Second, IS’s narrative will likely continue to draw new supporters even after the death of their second ‘caliph’, as was the case following the death of al-Baghdadi. Several groups had emerged and held their first bai’at to Al-Qurashi instead of Al-Baghdadi. They were, among others, MAT (referred by members as Mujahidin Anshor Timur or Muhajirin Anshar Tauhid) which had some members based in West Java; and a JAD branch in Haya, Central Maluku. The latter was led by Abu Bakar Tauhan and was part of a larger JAD network helmed by Zulfiqar Rahman who aspired to build a tamkin (secure base) in Seram, Maluku called Daulah Wilayah Indonesia Timur (Islamic State of Eastern Indonesia Region).
Lastly, IS supporters remain the most committed elements in the country who may resort to violence in the short term despite JI forming a significant portion of terrorist suspects arrested last year. IS supporters remain bound by their bai’at which demands obedience to their ‘caliph’, who in June last year still called for intensification of attacks around the world. This is in contrast with the majority of arrested JI members in recent years who were not involved in domestic attack plots, in line with the instruction of the JI’s amir that forbade members from conducting an attack in Indonesia.

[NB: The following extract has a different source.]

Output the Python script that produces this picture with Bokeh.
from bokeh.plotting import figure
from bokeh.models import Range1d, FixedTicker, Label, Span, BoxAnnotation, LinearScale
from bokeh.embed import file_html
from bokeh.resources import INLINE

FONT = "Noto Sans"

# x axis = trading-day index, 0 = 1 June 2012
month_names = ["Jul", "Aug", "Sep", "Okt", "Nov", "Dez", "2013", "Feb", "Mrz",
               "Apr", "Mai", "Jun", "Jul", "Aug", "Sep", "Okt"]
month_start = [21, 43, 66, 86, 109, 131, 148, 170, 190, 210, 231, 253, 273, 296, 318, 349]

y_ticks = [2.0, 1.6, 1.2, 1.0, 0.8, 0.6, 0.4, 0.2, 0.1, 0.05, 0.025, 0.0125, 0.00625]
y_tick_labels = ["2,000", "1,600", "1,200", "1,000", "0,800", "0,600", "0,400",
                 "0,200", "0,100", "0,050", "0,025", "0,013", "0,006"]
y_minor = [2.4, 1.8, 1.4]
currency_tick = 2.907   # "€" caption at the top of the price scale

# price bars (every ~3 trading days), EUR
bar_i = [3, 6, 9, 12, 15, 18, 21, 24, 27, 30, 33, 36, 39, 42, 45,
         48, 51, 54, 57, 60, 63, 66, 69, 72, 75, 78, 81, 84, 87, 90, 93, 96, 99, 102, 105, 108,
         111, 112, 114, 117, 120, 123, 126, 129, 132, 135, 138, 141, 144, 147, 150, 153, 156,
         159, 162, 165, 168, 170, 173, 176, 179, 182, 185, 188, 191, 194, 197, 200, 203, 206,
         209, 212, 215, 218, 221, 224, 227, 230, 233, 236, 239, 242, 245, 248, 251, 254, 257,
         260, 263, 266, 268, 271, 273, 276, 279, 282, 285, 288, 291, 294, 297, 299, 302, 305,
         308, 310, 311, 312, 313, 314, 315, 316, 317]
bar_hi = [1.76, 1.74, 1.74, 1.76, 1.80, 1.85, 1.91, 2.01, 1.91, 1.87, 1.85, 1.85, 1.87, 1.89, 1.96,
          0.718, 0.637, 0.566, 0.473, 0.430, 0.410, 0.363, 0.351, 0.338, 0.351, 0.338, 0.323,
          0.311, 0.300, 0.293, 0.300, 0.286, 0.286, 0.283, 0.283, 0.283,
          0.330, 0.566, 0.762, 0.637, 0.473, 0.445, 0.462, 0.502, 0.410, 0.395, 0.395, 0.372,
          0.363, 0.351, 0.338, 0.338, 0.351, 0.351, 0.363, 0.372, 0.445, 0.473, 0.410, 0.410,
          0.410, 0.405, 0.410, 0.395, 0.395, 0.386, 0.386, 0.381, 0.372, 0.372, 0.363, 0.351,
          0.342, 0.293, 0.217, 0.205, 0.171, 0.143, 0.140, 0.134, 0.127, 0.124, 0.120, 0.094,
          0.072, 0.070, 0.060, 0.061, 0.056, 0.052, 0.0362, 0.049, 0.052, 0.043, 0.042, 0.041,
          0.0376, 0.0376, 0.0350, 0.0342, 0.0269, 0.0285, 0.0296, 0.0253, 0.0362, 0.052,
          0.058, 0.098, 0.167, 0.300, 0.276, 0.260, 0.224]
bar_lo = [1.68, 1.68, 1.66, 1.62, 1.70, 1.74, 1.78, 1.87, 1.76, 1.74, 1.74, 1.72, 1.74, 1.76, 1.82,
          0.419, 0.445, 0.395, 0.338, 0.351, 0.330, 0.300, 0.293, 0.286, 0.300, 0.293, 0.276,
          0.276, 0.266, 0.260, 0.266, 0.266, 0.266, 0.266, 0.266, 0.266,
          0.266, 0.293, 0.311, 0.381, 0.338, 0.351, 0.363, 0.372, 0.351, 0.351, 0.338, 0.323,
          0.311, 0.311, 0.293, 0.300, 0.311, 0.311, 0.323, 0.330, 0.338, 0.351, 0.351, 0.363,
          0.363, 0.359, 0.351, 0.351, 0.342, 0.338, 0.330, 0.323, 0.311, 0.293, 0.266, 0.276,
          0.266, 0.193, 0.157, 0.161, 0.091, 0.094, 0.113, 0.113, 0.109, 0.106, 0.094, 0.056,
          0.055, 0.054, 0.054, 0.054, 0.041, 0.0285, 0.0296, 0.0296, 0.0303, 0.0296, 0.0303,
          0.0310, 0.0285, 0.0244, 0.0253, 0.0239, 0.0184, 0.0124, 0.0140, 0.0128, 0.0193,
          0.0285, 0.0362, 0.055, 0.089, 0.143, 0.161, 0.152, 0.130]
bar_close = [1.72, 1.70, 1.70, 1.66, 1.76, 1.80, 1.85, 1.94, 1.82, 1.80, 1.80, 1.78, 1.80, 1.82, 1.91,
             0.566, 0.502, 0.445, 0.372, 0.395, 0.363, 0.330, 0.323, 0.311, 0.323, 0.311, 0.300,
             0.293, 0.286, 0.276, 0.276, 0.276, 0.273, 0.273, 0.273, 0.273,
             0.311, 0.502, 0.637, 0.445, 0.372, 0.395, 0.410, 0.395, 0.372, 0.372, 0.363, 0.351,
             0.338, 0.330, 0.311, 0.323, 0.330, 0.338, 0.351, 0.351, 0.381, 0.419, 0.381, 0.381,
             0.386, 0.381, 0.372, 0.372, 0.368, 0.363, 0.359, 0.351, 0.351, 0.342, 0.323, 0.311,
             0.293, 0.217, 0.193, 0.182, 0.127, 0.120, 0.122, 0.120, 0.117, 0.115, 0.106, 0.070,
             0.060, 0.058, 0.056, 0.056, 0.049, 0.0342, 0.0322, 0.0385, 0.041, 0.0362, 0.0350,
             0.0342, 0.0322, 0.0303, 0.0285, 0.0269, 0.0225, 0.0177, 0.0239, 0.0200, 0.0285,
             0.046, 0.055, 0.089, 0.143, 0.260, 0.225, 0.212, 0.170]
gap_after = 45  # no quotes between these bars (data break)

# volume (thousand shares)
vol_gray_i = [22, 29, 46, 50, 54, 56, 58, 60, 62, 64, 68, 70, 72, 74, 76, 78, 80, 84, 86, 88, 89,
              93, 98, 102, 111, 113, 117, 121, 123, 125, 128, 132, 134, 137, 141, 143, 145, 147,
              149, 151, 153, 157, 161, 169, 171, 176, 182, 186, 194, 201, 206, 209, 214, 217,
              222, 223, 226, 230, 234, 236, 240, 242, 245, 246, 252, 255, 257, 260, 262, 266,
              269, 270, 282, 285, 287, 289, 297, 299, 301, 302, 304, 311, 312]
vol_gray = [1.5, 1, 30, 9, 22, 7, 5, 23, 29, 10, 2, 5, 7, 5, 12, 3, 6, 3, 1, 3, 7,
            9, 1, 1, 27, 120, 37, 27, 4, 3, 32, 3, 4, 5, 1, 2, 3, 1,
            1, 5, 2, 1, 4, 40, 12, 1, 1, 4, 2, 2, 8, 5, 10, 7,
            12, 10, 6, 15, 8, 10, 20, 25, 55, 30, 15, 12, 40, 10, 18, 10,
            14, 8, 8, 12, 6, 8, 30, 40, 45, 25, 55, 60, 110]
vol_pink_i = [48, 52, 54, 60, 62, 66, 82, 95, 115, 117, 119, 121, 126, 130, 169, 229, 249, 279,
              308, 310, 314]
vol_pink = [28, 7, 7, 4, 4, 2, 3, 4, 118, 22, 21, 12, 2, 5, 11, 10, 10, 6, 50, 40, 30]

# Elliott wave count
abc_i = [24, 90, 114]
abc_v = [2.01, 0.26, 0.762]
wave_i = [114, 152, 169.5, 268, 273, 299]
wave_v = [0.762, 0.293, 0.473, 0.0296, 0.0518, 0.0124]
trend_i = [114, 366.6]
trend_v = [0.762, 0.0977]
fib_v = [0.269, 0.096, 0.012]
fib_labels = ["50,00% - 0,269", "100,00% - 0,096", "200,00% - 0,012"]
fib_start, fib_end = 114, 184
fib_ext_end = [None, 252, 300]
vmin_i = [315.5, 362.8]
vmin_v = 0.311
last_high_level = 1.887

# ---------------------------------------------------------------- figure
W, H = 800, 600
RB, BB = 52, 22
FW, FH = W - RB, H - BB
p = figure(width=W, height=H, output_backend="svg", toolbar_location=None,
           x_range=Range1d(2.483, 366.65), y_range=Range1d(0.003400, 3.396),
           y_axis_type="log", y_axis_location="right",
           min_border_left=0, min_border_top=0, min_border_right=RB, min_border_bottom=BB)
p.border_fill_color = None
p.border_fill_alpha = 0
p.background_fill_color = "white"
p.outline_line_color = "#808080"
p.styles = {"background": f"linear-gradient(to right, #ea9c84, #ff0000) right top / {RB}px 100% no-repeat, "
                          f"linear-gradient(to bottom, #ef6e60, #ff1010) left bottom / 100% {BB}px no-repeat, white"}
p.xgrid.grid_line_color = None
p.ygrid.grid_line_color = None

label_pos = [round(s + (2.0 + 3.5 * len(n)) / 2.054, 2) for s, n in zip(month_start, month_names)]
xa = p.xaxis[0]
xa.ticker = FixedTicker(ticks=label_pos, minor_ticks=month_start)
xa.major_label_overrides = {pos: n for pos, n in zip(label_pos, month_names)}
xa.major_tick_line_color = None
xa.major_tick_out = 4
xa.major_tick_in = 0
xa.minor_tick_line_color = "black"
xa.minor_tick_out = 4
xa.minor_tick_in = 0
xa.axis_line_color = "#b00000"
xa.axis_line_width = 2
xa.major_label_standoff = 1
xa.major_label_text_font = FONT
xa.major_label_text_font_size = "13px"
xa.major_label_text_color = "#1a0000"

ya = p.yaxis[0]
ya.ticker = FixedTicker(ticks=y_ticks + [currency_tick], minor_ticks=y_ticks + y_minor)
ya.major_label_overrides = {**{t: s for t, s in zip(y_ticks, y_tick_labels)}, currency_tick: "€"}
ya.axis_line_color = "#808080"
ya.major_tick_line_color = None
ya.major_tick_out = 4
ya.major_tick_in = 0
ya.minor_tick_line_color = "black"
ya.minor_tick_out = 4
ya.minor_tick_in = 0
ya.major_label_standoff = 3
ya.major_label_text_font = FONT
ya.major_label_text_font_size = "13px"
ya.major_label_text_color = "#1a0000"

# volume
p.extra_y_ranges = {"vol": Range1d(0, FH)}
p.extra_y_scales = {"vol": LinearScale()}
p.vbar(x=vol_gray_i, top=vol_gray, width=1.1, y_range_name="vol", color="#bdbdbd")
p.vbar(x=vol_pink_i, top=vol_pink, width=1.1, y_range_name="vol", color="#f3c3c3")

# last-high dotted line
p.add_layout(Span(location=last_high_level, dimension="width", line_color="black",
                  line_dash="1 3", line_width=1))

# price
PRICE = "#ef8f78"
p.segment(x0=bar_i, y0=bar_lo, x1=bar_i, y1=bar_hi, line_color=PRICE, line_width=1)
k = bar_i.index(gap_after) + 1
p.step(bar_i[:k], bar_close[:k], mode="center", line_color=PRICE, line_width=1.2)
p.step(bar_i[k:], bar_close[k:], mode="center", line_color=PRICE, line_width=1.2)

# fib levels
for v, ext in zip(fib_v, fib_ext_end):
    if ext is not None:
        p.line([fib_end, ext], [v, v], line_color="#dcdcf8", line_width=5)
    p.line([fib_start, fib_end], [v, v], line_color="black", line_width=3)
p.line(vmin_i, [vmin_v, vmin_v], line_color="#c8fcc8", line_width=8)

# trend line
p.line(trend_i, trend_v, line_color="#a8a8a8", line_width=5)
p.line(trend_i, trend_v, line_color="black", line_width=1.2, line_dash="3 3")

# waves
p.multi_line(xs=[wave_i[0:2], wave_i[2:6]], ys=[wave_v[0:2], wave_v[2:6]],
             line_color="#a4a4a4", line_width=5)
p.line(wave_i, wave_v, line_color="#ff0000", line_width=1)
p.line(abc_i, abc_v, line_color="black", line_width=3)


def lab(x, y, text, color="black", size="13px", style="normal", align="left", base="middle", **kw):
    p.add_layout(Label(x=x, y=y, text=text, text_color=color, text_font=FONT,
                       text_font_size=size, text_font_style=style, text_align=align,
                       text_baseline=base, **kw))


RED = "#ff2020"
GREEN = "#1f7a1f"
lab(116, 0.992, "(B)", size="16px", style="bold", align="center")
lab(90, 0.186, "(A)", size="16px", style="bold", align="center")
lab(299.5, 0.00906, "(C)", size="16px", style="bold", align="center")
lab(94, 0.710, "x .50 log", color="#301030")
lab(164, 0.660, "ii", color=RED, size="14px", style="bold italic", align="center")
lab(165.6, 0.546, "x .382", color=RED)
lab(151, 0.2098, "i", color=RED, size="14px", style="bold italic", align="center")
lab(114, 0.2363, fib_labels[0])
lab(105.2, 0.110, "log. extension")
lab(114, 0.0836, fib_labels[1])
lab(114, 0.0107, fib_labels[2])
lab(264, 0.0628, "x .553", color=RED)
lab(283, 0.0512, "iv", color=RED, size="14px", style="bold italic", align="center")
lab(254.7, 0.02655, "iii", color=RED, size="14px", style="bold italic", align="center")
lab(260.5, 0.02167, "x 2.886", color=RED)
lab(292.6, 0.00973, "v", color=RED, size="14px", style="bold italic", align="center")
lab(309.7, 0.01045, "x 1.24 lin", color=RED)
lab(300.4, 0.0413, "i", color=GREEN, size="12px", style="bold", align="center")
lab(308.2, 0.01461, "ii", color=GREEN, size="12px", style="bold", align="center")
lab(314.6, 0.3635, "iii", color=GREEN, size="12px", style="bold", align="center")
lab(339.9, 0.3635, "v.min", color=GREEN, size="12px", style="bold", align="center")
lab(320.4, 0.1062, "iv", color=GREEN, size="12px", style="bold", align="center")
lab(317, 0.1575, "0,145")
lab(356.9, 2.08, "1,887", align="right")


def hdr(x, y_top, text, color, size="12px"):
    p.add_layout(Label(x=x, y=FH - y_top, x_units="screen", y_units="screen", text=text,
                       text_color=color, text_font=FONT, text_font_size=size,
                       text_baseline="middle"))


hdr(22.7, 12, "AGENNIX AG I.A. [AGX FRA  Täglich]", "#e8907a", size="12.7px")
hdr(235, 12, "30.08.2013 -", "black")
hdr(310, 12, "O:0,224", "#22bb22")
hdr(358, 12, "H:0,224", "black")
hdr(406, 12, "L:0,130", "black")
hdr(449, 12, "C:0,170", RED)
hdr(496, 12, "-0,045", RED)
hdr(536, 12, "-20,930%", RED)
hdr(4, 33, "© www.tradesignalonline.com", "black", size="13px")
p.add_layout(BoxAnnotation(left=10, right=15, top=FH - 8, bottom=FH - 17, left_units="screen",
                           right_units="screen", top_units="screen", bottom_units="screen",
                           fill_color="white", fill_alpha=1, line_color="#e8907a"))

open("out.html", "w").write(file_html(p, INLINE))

In conclusion, the online reactions surrounding the death of Al-Qurashi reflect that, despite setbacks, IS does not seem to have suffered a deficit of trust among its supporters in Indonesia. Most importantly, until there is an official IS announcement confirming Al-Qurashi’s death, the members’ adherence to their bai’at to Al-Qurashi implies continued compliance with his instructions on continuing their violent activities.
V. Arianti and Unaesah Rahmah are Associate Research Fellow and Research Analyst respectively at the International Centre for Political Violence and Terrorism Research (ICPVTR), a constituent unit in the S. Rajaratnam School of International Studies (RSIS), Nanyang Technological University (NTU), Singapore.